Conservatives argue that there is a compelling reason—the preservation of life. If life begins at conception, then the state can, and should, outlaw the pill. Not only does it impede ovulation, but the pill also hampers a fertilized egg from implanting on the wall of the uterus.

Should states and the federal government have the power to outlaw the pill? Is this a matter of individual conscience or a matter for the police? Conservatives want to surrender this power to the government; liberals do not.

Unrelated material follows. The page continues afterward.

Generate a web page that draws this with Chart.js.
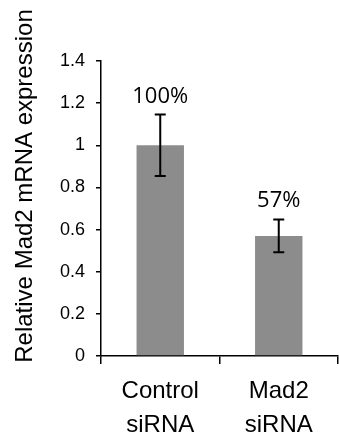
<!DOCTYPE html>
<html>
<head>
<meta charset="utf-8">
<script src="https://cdn.jsdelivr.net/npm/chart.js@4"></script>
<style>
html,body{margin:0;padding:0;background:#fff;}
#wrap{width:339px;height:439px;position:relative;}
</style>
</head>
<body>
<div id="wrap"><canvas id="c" width="339" height="439"></canvas></div>
<script>
const categories = [['Control', 'siRNA'], ['Mad2', 'siRNA']];
const values = [1.0, 0.57];
const errors = [0.146, 0.078];
const valueLabels = ['100%', '57%'];
const yTitle = 'Relative Mad2 mRNA expression';

const errorBarPlugin = {
  id: 'errorBars',
  afterDatasetsDraw(chart) {
    const ctx = chart.ctx;
    const meta = chart.getDatasetMeta(0);
    const y = chart.scales.y;
    ctx.save();
    meta.data.forEach((bar, i) => {
      const v = values[i], e = errors[i];
      const yt = y.getPixelForValue(v + e);
      const yb = y.getPixelForValue(v - e);
      const x = bar.x;
      ctx.strokeStyle = '#000';
      ctx.lineWidth = 2;
      ctx.beginPath();
      ctx.moveTo(x, yt); ctx.lineTo(x, yb);
      ctx.moveTo(x - 5.5, yt); ctx.lineTo(x + 5.5, yt);
      ctx.moveTo(x - 5.5, yb); ctx.lineTo(x + 5.5, yb);
      ctx.stroke();
      ctx.fillStyle = '#000';
      ctx.font = '22px "Open Sans"';
      ctx.textAlign = 'center';
      ctx.textBaseline = 'alphabetic';
      ctx.fillText(valueLabels[i], x, yt - 12);
    });
    // y axis title
    ctx.translate(25, 186);
    ctx.rotate(-Math.PI / 2);
    ctx.font = '24px "Liberation Sans"';
    ctx.textAlign = 'center';
    ctx.textBaseline = 'middle';
    ctx.fillText(yTitle, 0, 0);
    ctx.restore();
  }
};

new Chart(document.getElementById('c'), {
  type: 'bar',
  data: {
    labels: categories,
    datasets: [{
      data: values,
      backgroundColor: '#8c8c8c',
      borderWidth: 0,
      barPercentage: 0.4,
      categoryPercentage: 1.0
    }]
  },
  options: {
    responsive: false,
    animation: false,
    devicePixelRatio: 1,
    layout: { padding: { top: 61, right: 1, left: 0, bottom: 0 } },
    plugins: { legend: { display: false }, tooltip: { enabled: false } },
    scales: {
      x: {
        grid: { display: true, offset: true, drawOnChartArea: false, drawTicks: true, tickLength: 8, color: '#000', lineWidth: 1.5 },
        border: { display: true, color: '#000', width: 1.5 },
        ticks: { color: '#000', font: { family: 'Liberation Sans', size: 24, lineHeight: 1.42 }, padding: 10, maxRotation: 0, autoSkip: false },
        afterFit(scale) { scale.height = 83; }
      },
      y: {
        min: 0, max: 1.4,
        grid: { display: true, drawOnChartArea: false, drawTicks: true, tickLength: 5, color: '#000', lineWidth: 1.5 },
        border: { display: true, color: '#000', width: 1.5 },
        ticks: { stepSize: 0.2, color: '#000', font: { family: 'Liberation Sans', size: 18 }, padding: 11,
          callback: (v) => String(+Number(v).toFixed(1)) },
        afterFit(scale) { scale.width = 101; }
      }
    }
  },
  plugins: [errorBarPlugin]
});
</script>
</body>
</html>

The right to privacy also keeps the government out of our bedrooms. Most of us never really think about this issue very much. It just seems so unreasonable that the government could control what happens behind closed doors. In fact, however, the government had the authority to regulate all forms of sexual relations until Lawrence v. Texas, 539 U.S. 558 (2003).

The state of Texas had made it “a crime for two persons of the same sex to engage in certain intimate sexual conduct.” The US Supreme Court, dominated by Republican jurists, decided that Texas overstepped its authority and couldn’t punish two consenting adults for behavior in the privacy of their own home.

Roe, Griswold and Lawrence are the prime examples of “judicial activism.” In each case, the Court limited the authority of the government and held that individuals have the right to exercise their own moral judgment. In the coming Supreme Court debate, big government conservatives are sure to fight against allowing people to make their own moral decisions.